Visualizations with the BHFS feature in:
  1. “Black Holes: The Other Side of Infinity” (2006) produced by the Denver Museum of Nature and Science. Immersive digital dome show distributed by Spitz.
  2. Watch “Black Holes: The Other Side of Infinity” (2006) on hulu.
  3. “Monster of the Milky Way” (2006) NOVA PBS documentary on black holes.
  4. “What's Inside a Black Hole?” on YouTube (2008).
  5. “Monster Black Holes” (2008) National Geographic Naked Science series.

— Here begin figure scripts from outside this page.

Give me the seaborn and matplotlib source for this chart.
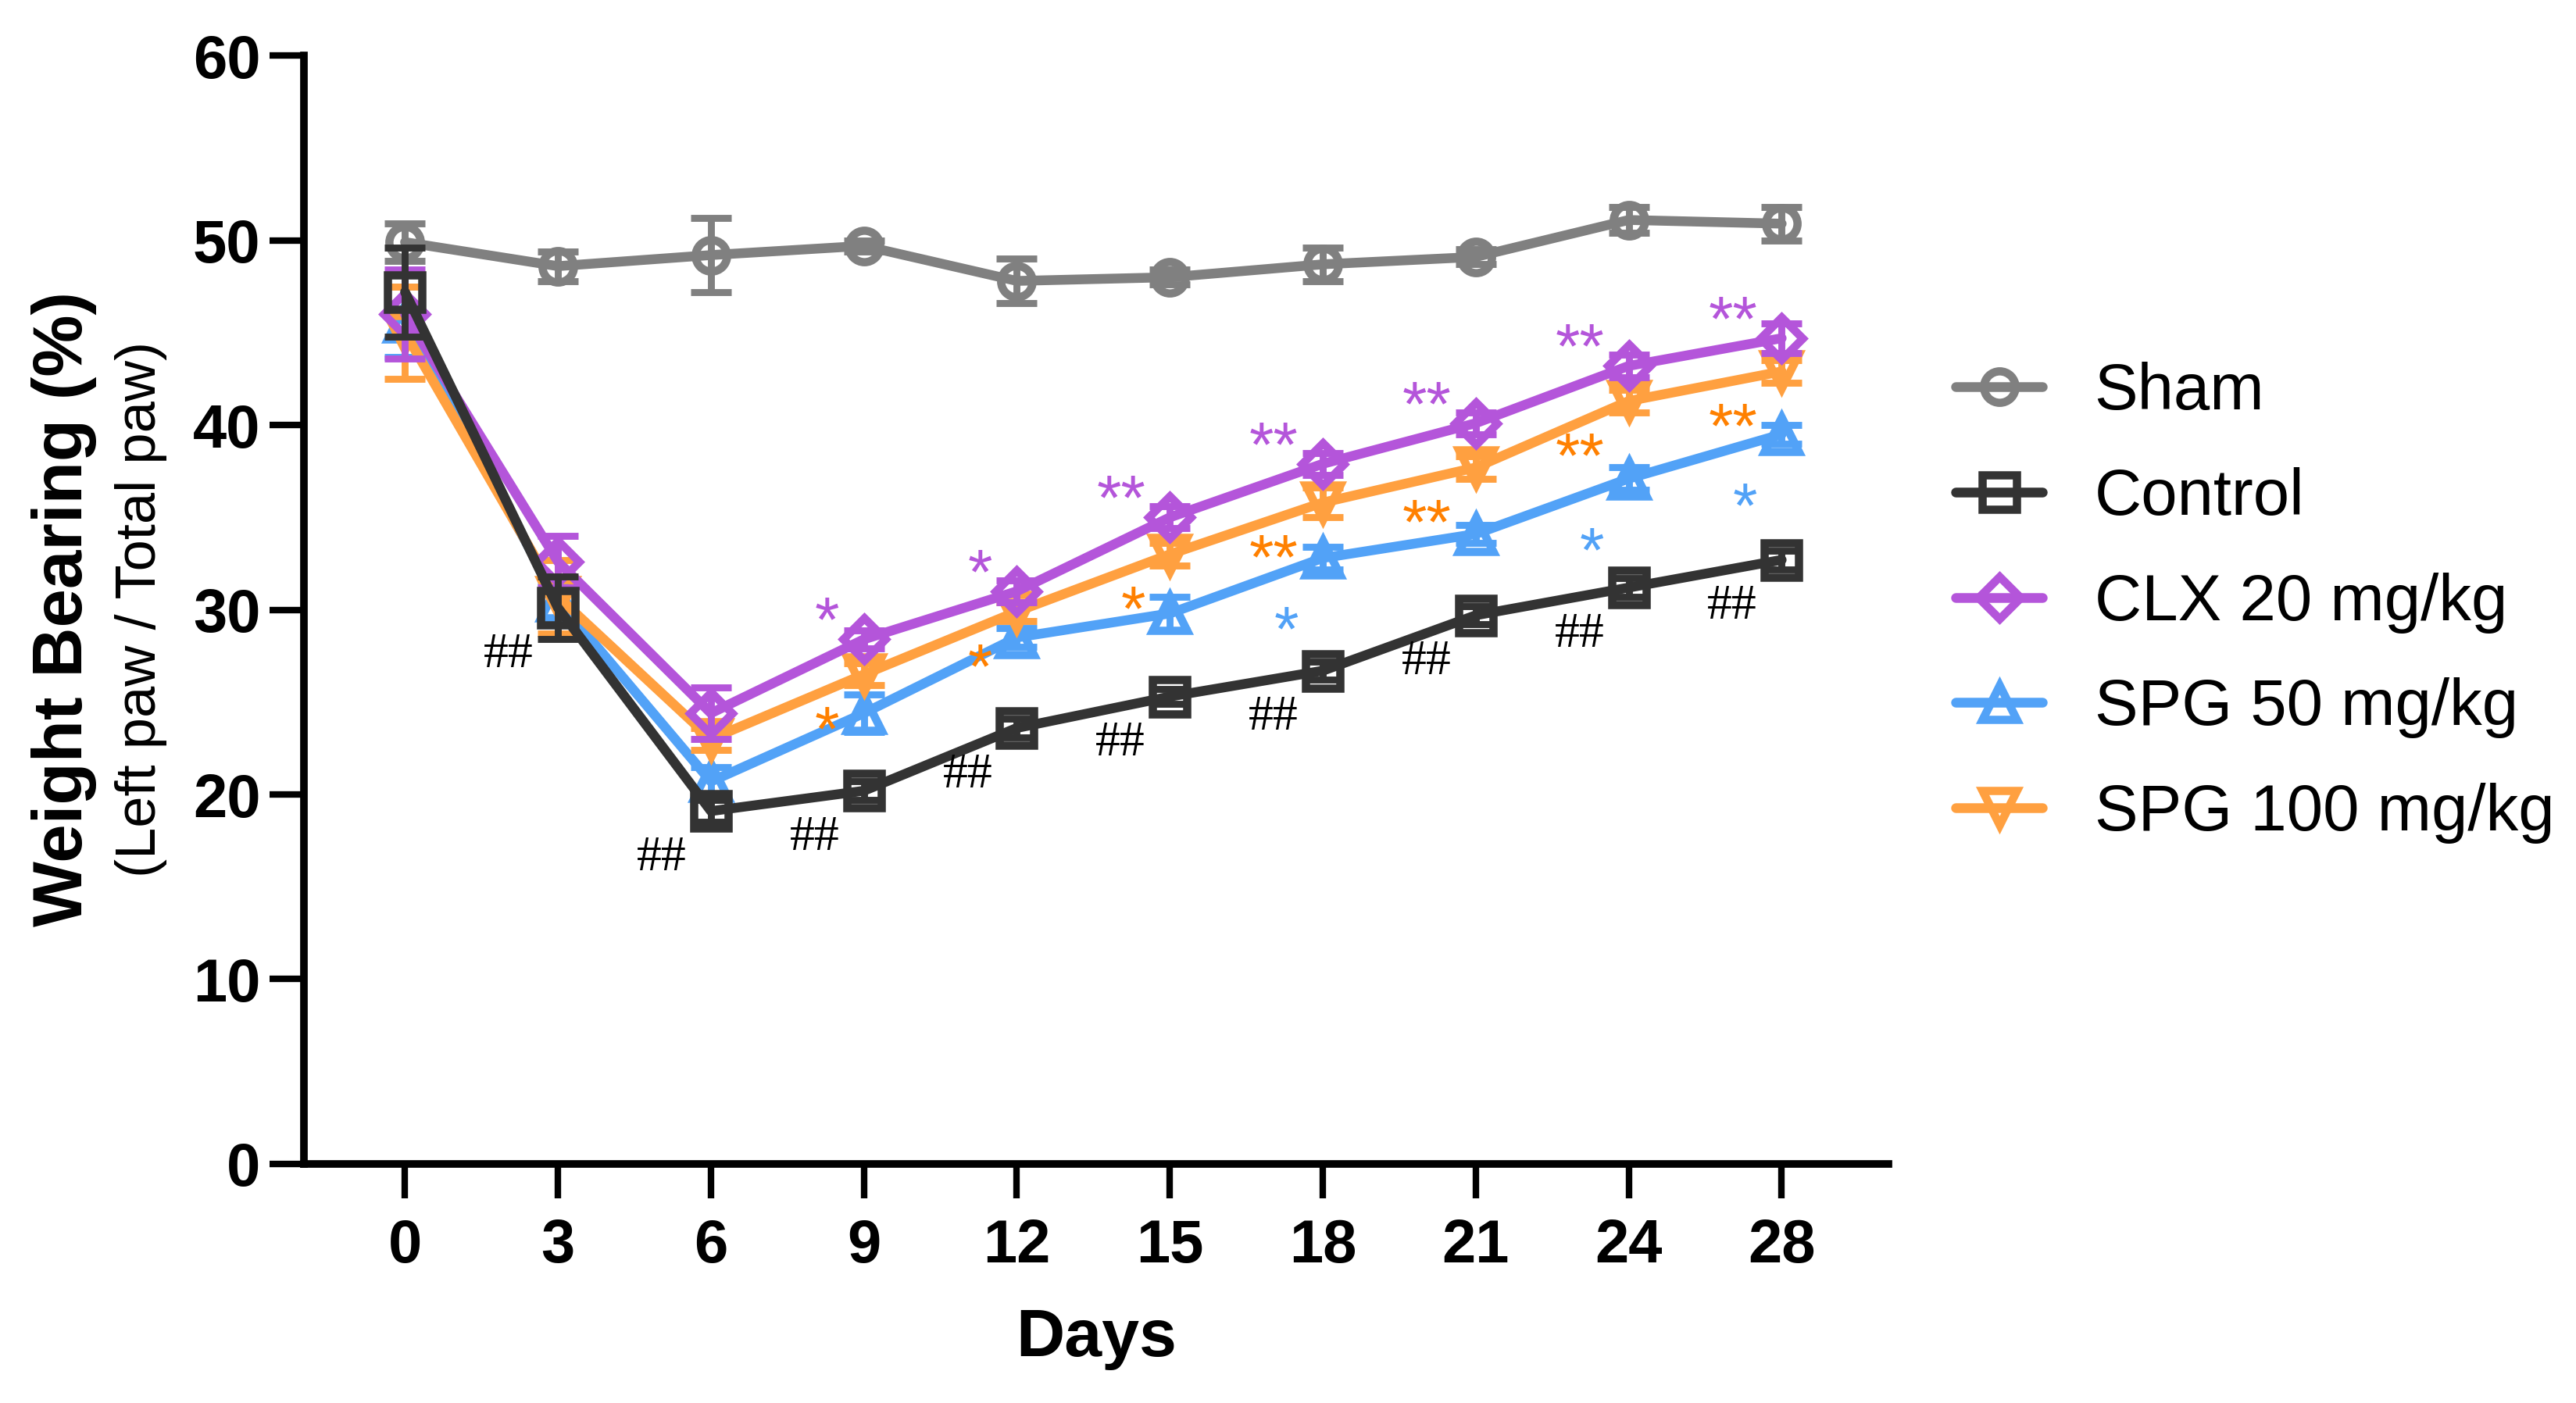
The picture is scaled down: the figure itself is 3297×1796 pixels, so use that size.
import numpy as np
import pandas as pd
import seaborn as sns
import matplotlib.pyplot as plt

# days on the x axis (plotted as evenly spaced categories)
days = [0, 3, 6, 9, 12, 15, 18, 21, 24, 28]

sham_mean = [49.9, 48.6, 49.2, 49.7, 47.8, 48.0, 48.7, 49.1, 51.1, 50.9]
sham_err = [1.0, 0.8, 2.0, 0.3, 1.2, 0.4, 0.9, 0.4, 0.7, 0.9]
control_mean = [47.2, 30.1, 19.1, 20.2, 23.6, 25.3, 26.7, 29.7, 31.2, 32.7]
control_err = [2.4, 1.7, 0.6, 0.5, 0.5, 0.4, 0.5, 0.5, 0.5, 0.5]
clx_mean = [46.0, 32.6, 24.4, 28.4, 31.0, 35.0, 37.9, 40.1, 43.2, 44.7]
clx_err = [2.4, 1.4, 1.4, 0.5, 0.6, 0.6, 0.6, 0.6, 0.6, 0.8]
spg50_mean = [45.6, 30.5, 20.7, 24.4, 28.5, 29.8, 32.8, 34.1, 37.1, 39.5]
spg50_err = [1.9, 1.0, 0.8, 1.0, 0.5, 0.9, 0.6, 0.5, 0.6, 0.5]
spg100_mean = [45.0, 30.7, 23.0, 26.5, 29.9, 33.0, 35.8, 37.7, 41.3, 42.9]
spg100_err = [2.5, 2.0, 0.6, 0.6, 0.5, 0.6, 0.8, 0.6, 0.6, 0.6]

# significance marks per day
control_marks = ['', '##', '##', '##', '##', '##', '##', '##', '##', '##']
clx_marks = ['', '', '', '*', '*', '**', '**', '**', '**', '**']
spg50_marks = ['', '', '', '', '', '', '*', '', '*', '*']
spg100_marks = ['', '', '', '*', '*', '*', '**', '**', '**', '**']

# name, mean, err, colour, marker, markersize, marks, mark colour, mark y offset, mark font
series = [
    ('SPG 50 mg/kg', spg50_mean, spg50_err, '#52A2F7', '^', 16, spg50_marks, '#52A2F7', -5.0, 'Liberation Sans'),
    ('SPG 100 mg/kg', spg100_mean, spg100_err, '#FFA040', 'v', 16, spg100_marks, '#FF8000', -4.1, 'Liberation Sans'),
    ('CLX 20 mg/kg', clx_mean, clx_err, '#B455DA', 'D', 14, clx_marks, '#B455DA', -0.1, 'Liberation Sans'),
    ('Sham', sham_mean, sham_err, '#808080', 'o', 14.5, None, None, 0, None),
    ('Control', control_mean, control_err, '#333333', 's', 15.5, control_marks, '#000000', -3.2, 'Liberation Serif'),
]
legend_order = ['Sham', 'Control', 'CLX 20 mg/kg', 'SPG 50 mg/kg', 'SPG 100 mg/kg']

sns.set_style('ticks')
plt.rcParams['font.family'] = ['Liberation Sans', 'DejaVu Sans']
for key in ['text.color', 'axes.labelcolor', 'xtick.color', 'ytick.color', 'axes.edgecolor']:
    plt.rcParams[key] = 'black'

fig = plt.figure(figsize=(16.49, 8.98), dpi=200)
ax = fig.add_axes([0.118, 0.1704, 0.615, 0.790])

xpos = np.arange(len(days))
for k, (name, mean, err, color, marker, ms, marks, mcolor, moff, mfont) in enumerate(series):
    ax.errorbar(xpos, mean, yerr=err, fmt='none', ecolor=color, elinewidth=3.2,
                capsize=9.5, capthick=3.2, zorder=2 + 2 * k)
    df = pd.DataFrame({'x': xpos, 'y': mean})
    sns.lineplot(data=df, x='x', y='y', ax=ax, color=color, linewidth=4.5,
                 marker=marker, markersize=ms, markerfacecolor='none',
                 markeredgecolor=color, markeredgewidth=3.8, label=name,
                 errorbar=None, legend=False, zorder=3 + 2 * k)
    if marks:
        for i, m in enumerate(marks):
            if m:
                size = 23 if m.startswith('#') else 29
                ax.text(xpos[i] - 0.16, mean[i] + moff, m, color=mcolor, fontsize=size,
                        family=mfont, ha='right', va='baseline', zorder=20)

ax.set_xlim(-0.66, 9.7)
ax.set_ylim(0, 60)
ax.set_yticks(range(0, 61, 10))
ax.set_xticks(xpos)
ax.set_xticklabels([str(d) for d in days])
sns.despine(ax=ax)
for s in ['left', 'bottom']:
    ax.spines[s].set_linewidth(3.5)
ax.tick_params(axis='both', length=16, width=3, labelsize=28)
ax.tick_params(axis='y', pad=4)
ax.tick_params(axis='x', pad=9)
for lab in ax.get_xticklabels() + ax.get_yticklabels():
    lab.set_fontweight('bold')

ax.set_xlabel('Days', fontsize=31, fontweight='bold', labelpad=15)
ax.set_ylabel('')
fig.text(0.025, 0.566, 'Weight Bearing (%)', rotation=90, fontsize=32,
         fontweight='bold', ha='center', va='center')
fig.text(0.0546, 0.566, '(Left paw / Total paw)', rotation=90, fontsize=26,
         ha='center', va='center')

handles, labels = ax.get_legend_handles_labels()
lookup = dict(zip(labels, handles))
ax.legend([lookup[n] for n in legend_order], legend_order, loc='upper left',
          bbox_to_anchor=(0.759, 0.742), bbox_transform=fig.transFigure,
          frameon=False, fontsize=30, handlelength=1.33, handletextpad=0.8,
          labelspacing=0.68, borderpad=0, borderaxespad=0)

fig.savefig('out.png', dpi=200)
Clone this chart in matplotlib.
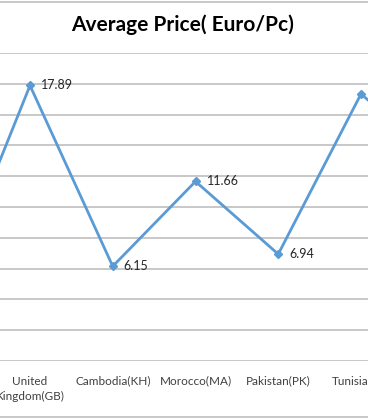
import matplotlib.pyplot as plt
from matplotlib.lines import Line2D

countries = ['China(CN)', 'United\nKingdom(GB)', 'Cambodia(KH)', 'Morocco(MA)',
             'Pakistan(PK)', 'Tunisia(TN)', 'Turkey(TR)']
prices = [4.5, 17.89, 6.15, 11.66, 6.94, 17.34, 12.7]
yticks = list(range(0, 22, 2))

plt.rcParams['font.family'] = ['Lato', 'DejaVu Sans']

fig = plt.figure(figsize=(3.68, 4.19), dpi=100)
ax = fig.add_axes([0, 58 / 419, 1, 308 / 419])

x = list(range(len(countries)))
ax.plot(x, prices, color='#5B9BD5', lw=2, marker='D', ms=4, zorder=3)
for xi, v in zip(x, prices):
    ax.annotate(f'{v:.2f}', (xi, v), xytext=(8, 0), textcoords='offset points',
                va='center', ha='left', fontsize=9, color='#262626')

ax.set_yticks(yticks)
ax.set_xticks(x)
ax.set_xticklabels(countries, fontsize=8.5, color='#404040', linespacing=1.5)
ax.set_xlim(1 - 30 / 82.75, 1 + 338 / 82.75)
ax.set_ylim(0, 20)
ax.tick_params(left=False, labelleft=False, bottom=False, pad=7)
ax.grid(axis='y', color='#BFBFBF', lw=1.2)
ax.set_axisbelow(True)
for s in ax.spines.values():
    s.set_visible(False)

fig.text(0.497, 0.94, 'Average Price( Euro/Pc)', ha='center', va='center',
         fontsize=15, fontweight='bold', color='black')
for yf in (1 - 1.7 / 419, 1 - 417 / 419):
    fig.add_artist(Line2D([0, 1], [yf, yf], color='#BFBFBF', lw=1.2))

fig.savefig('out.png', dpi=100)
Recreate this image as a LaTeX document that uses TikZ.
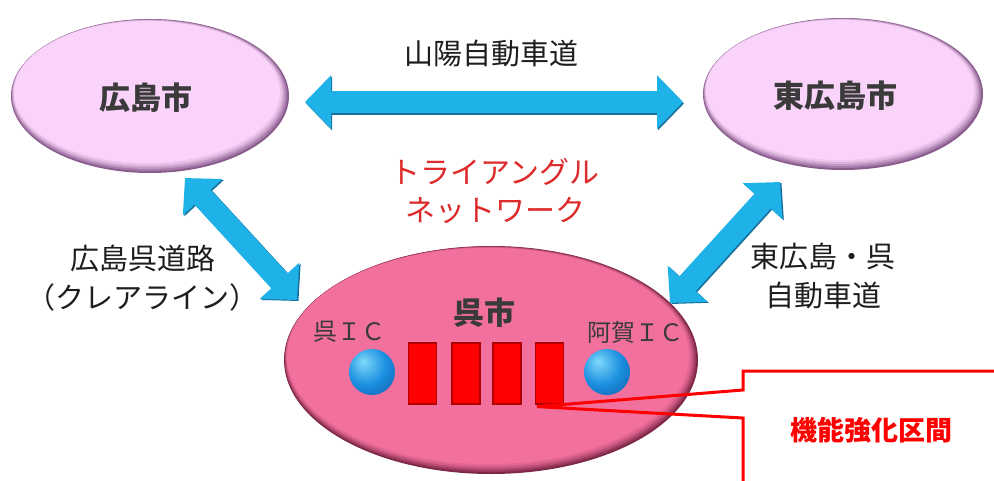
\documentclass[tikz,border=0pt]{standalone}
\usepackage{fontspec}
\setmainfont{Noto Sans CJK JP}
\usetikzlibrary{shapes.geometric,arrows.meta,calc}
\definecolor{lightL}{HTML}{F9D3F9}
\definecolor{lightD}{HTML}{8A5C8E}
\definecolor{pinkL}{HTML}{F2709E}
\definecolor{pinkD}{HTML}{7E2848}
\definecolor{ballL}{HTML}{7FDAFA}
\definecolor{ballM}{HTML}{1C8FE0}
\definecolor{ballD}{HTML}{0A4690}
\definecolor{arrowC}{HTML}{1EB2E8}
\definecolor{arrowD}{HTML}{17719C}
\definecolor{txt}{HTML}{1E1E1E}
\definecolor{city}{HTML}{3A3A3A}
\definecolor{netred}{HTML}{DD2A2A}
\definecolor{barred}{HTML}{FF0000}
\definecolor{bardark}{HTML}{B00000}
\pgfdeclareradialshading{bball}{\pgfpoint{-10bp}{12bp}}{color(0bp)=(ballL); color(22bp)=(ballM); color(52bp)=(ballD); color(70bp)=(ballD)}
% #1 node name, #2 x radius, #3 y radius, #4 light colour, #5 dark colour
\newcommand\cityrim[5]{%
  \fill[#4!25!#5] ($(#1.center)+(-0.6,-0.8)$) ellipse [x radius=#2-1.2, y radius=#3-1.2];
  \fill[#4!50!#5] ($(#1.center)+(-1.2,-1.6)$) ellipse [x radius=#2-2.4, y radius=#3-2.4];
  \fill[#4!72!#5] ($(#1.center)+(-1.8,-2.4)$) ellipse [x radius=#2-3.6, y radius=#3-3.6];
  \fill[#4!88!#5] ($(#1.center)+(-2.4,-3.2)$) ellipse [x radius=#2-4.8, y radius=#3-4.8];
  \fill[#4] ($(#1.center)+(-3,-4)$) ellipse [x radius=#2-6, y radius=#3-6];
}
\tikzset{
  lightcity/.style={ellipse, inner sep=0pt, fill=lightD},
  kurecity/.style={ellipse, inner sep=0pt, fill=pinkD},
  citytext/.style={font=\fontsize{31pt}{36pt}\selectfont\bfseries, text=city, inner sep=0pt},
  roadlabel/.style={font=\fontsize{29pt}{38.5pt}\selectfont, text=txt, align=center, inner sep=0pt},
  netlabel/.style={font=\fontsize{30pt}{38pt}\selectfont, text=netred, align=center, inner sep=0pt},
  iclabel/.style={font=\fontsize{24pt}{28pt}\selectfont, text=city, inner sep=0pt},
  callouttext/.style={font=\fontsize{27pt}{30pt}\selectfont\bfseries, text=barred, inner sep=0pt},
  fatarrow/.style={draw=arrowC, line width=22pt, {Triangle[width=52pt,length=26pt]}-{Triangle[width=52pt,length=26pt]}},
  fatshadow/.style={draw=arrowD, line width=22pt, {Triangle[width=52pt,length=26pt]}-{Triangle[width=52pt,length=26pt]}},
  icball/.style={circle, minimum size=46pt, inner sep=0pt, shading=bball},
  bar/.style={rectangle, minimum width=28pt, minimum height=61pt, inner sep=0pt, fill=barred, draw=bardark, line width=1.2pt},
  callout/.style={draw=barred, line width=3pt, line join=miter}
}
\begin{document}
\begin{tikzpicture}[x=1pt,y=-1pt]
\useasboundingbox (0,0) rectangle (994,480);
\clip (0,0) rectangle (994,480);
\fill[white] (0,0) rectangle (994,480);

% cities
\node[lightcity, minimum width=278pt, minimum height=154pt] (hiro) at (150,96) {};
\cityrim{hiro}{139}{77}{lightL}{lightD}
\node[citytext] (hirot) at (146,98) {広島市};
\node[lightcity, minimum width=280pt, minimum height=152pt] (higa) at (843,94) {};
\cityrim{higa}{140}{76}{lightL}{lightD}
\node[citytext] (higat) at (835,96) {東広島市};
\node[kurecity, minimum width=414pt, minimum height=228pt] (kure) at (491,360) {};
\cityrim{kure}{207}{114}{pinkL}{pinkD}
\node[citytext] (kuret) at (484,313) {呉市};

% arrow end points
\coordinate (a1) at (305,102);
\coordinate (a2) at (683,102);
\coordinate (b1) at (185,178);
\coordinate (b2) at (297,300);
\coordinate (c1) at (780,182);
\coordinate (c2) at (670,303);

\draw[fatshadow] ($(a1)+(1,1.5)$) -- ($(a2)+(1,1.5)$);
\draw[fatarrow] (a1) -- (a2);
\draw[fatshadow] ($(b1)+(1.5,1)$) -- ($(b2)+(1.5,1)$);
\draw[fatarrow] (b1) -- (b2);
\draw[fatshadow] ($(c1)+(1.5,1)$) -- ($(c2)+(1.5,1)$);
\draw[fatarrow] (c1) -- (c2);

% labels
\node[roadlabel] (sanyo) at (491,54) {山陽自動車道};
\node[netlabel] (tri) at (495,191) {トライアングル\\ネットワーク};
\node[roadlabel] (kurerd) at (143,278) {広島呉道路\\（クレアライン）};
\node[roadlabel] (higakure) at (823,276) {東広島・呉\\自動車道};

% inside Kure
\node[iclabel] (icl) at (349,332) {呉ＩＣ};
\node[iclabel] (icr) at (635,332) {阿賀ＩＣ};
\node[icball] (bl) at (372,372) {};
\node[icball] (br) at (607,372) {};
\node[bar] (r1) at (422.5,373.5) {};
\node[bar] (r2) at (466,373.5) {};
\node[bar] (r3) at (507,373.5) {};
\node[bar] (r4) at (549.5,373.5) {};

% callout
\coordinate (tip) at ($(r4.south west)+(2,2)$);
\draw[callout] (743,490) -- (743,418) -- (tip) -- (743,390) -- (743,371) -- (1000,371);
\node[callouttext] (ct) at (871,430) {機能強化区間};
\end{tikzpicture}
\end{document}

  6. “What would it look like to fall into a black hole?” (2009) New Scientist featured video. According to James Urquhart, web video producer at New Scientist, this was New Scientist's number one most popular video of 2009. Posted on YouTube.
  7. “Astronomers take virtual plunge into black hole” (2009) CNN featured video.
  8. “Black Holes: Space Warps & Time Twists” (2009) Museum exhibit, Boston Museum of Science.
  9. “Black Holes Explained” (2009) Educational DVD by Alex Filippenko, published by The Teaching Company.
  10. “How the Universe Works: Black Holes” (2010) TV documentary, Discovery Channel.
  11. “Black Holes and Holographic Worlds” streamed live from the 2010 World Science Festival in New York.
  12. “Black Hole Odyssey” (2010) series 2, episode 8 of Discovery Channel's “Sci Fi Science: Physics of the Impossible” with Michio Kaku.
  13. “Sizing up the Universe” (2011) by J. Richard Gott and Robert J. Vanderbei, National Geographic Society, page 199
  14. “Beyond the Event Horizon” (2011) cover article for June 2011 issue of Discover magazine.
  15. “Beginning of the End” (2011) 23 June episode of National Geographic Channel's “Known Universe” series.
  16. “Fabric of the Cosmos” (2011) four-part NOVA PBS series with Brian Greene on the nature of space and time.
  17. “Black Hole 1” (2011) episode of NHK's (Japan Broadcasting Corporation's) “Cosmic Front” series.
  18. “What a trip through a wormhole would look like” (2012) New Scientist featured video. Ranked seventh in best videos of 2012.
  19. “Schrödingers katt 26.04.12” (2012) NRK (Norwegian TV).
  20. “What an astronaut sees when they cross the event horizon” (translation from Polish) (2012) Swiat Nauki (Scientific American Polish Edition).
  21. “Travel INSIDE a Black Hole” (2012) Youtube video.
  22. “Science Fiction in Deutschland” Exhibition, 23 Nov 2012 – 1 Apr 2013.
  23. “Das grösste Loch des Universums” (2013) 2/13 edition of Welt der Wunder.
  24. Journey into a realistic black hole (2013) Youtube video.
  25. “Future Earth” (2015) Documentary.
  26. What happens to you if you fall into a black hole (2016) BBC Earth video.
  27. What Is a Black Hole? Here’s Our Guide for Earthlings (2019) JoAnna Klein & Dennis Overbye, New York Times 2019/04/10
  28. Ask Ethan: What's It Like When You Fall Into A Black Hole? (2019) 2019/06/01 Ethan Siegel, Article in Forbes Magazine.
  29. Inside a Black Hole: What's beyond the Event Horizon? Other Universes? (2019) YouTube video by Arvin Ash.
  30. What if you fell into a Black Hole? (2019) YouTube video by Astrogeekz.
  31. At the intersection of two infinities (2019) musical spectacle, Krakow, 15 Sep 2019, during the Congress of Polish Physicists.
  32. What would we see if we fell into a Black Hole? (2021) YouTube video by Alessandro Roussel author of ScienceClic

Is the BHFS available for download?

Unfortunately no, the BHFS is not publically available. I hope that one day the BHFS will become public, but that has not yet happened. The BHFS is a complex code, with more than 100,000 lines of c and c++. The BHFS is hard to use and hard to compile. It works only under linux, and it is built on SGI's OpenGL Performer, which SGI have ceased supporting.